Second Committee Member

Angela Daley

Third Committee Member

Elizabeth Allan

Abstract

Cumulative student loan debt in the United States has now surpassed $1.5 trillion. Moreover, since the turn of the century, cohort default rates of these loans have steadily risen across all types of institutions. The latest data from the U.S. Department of Education shows 10.8 percent of borrowers who entered repayment in fiscal year 2015 have defaulted within three years. In turn, the first chapter of this paper summarizes student loan policies as well as trends in debt and default. Furthermore, it highlights the consequences of high student debt and default for individual borrowers and the economy. Results show evidence to support significant decreases in purchasing homes, having children, and getting married as results of high student loan debt burdens. Other significant findings include many individuals reporting working in jobs outside their fields of study, as well as working more than desired. Continuing, this paper evaluates higher education-related policies and how such policies have impacted default rates and debt in recent years.
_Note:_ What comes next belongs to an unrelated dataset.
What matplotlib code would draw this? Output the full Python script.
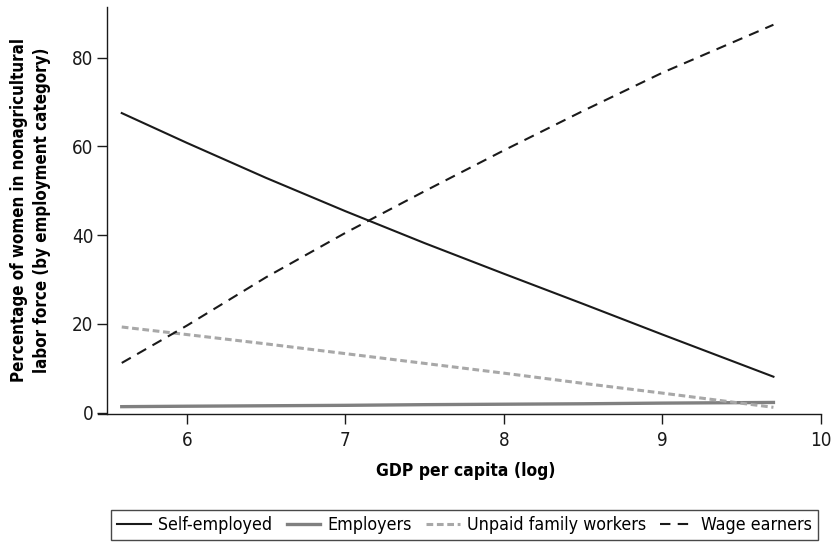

The general conclusion is that such policies have done little to decrease student loan debt and default.

The second chapter consists of a micro-level Probit regression analysis of student loan default, using institutional and individual level characteristics as explanatory variables. The goal is to highlight which factors, if any, are more related to high likelihood of defaulting on student loan payments. Data from the Beginning Postsecondary Students Longitudinal Survey is used for the analysis. Results are mostly consistent with previous literature. Degree completion and/or the level of degree completion has the greatest impact on repayment behavior, although there are other factors also associated with default. Furthermore, institutional characteristics have little bearing in predicting default once individual level characteristics are added to the model.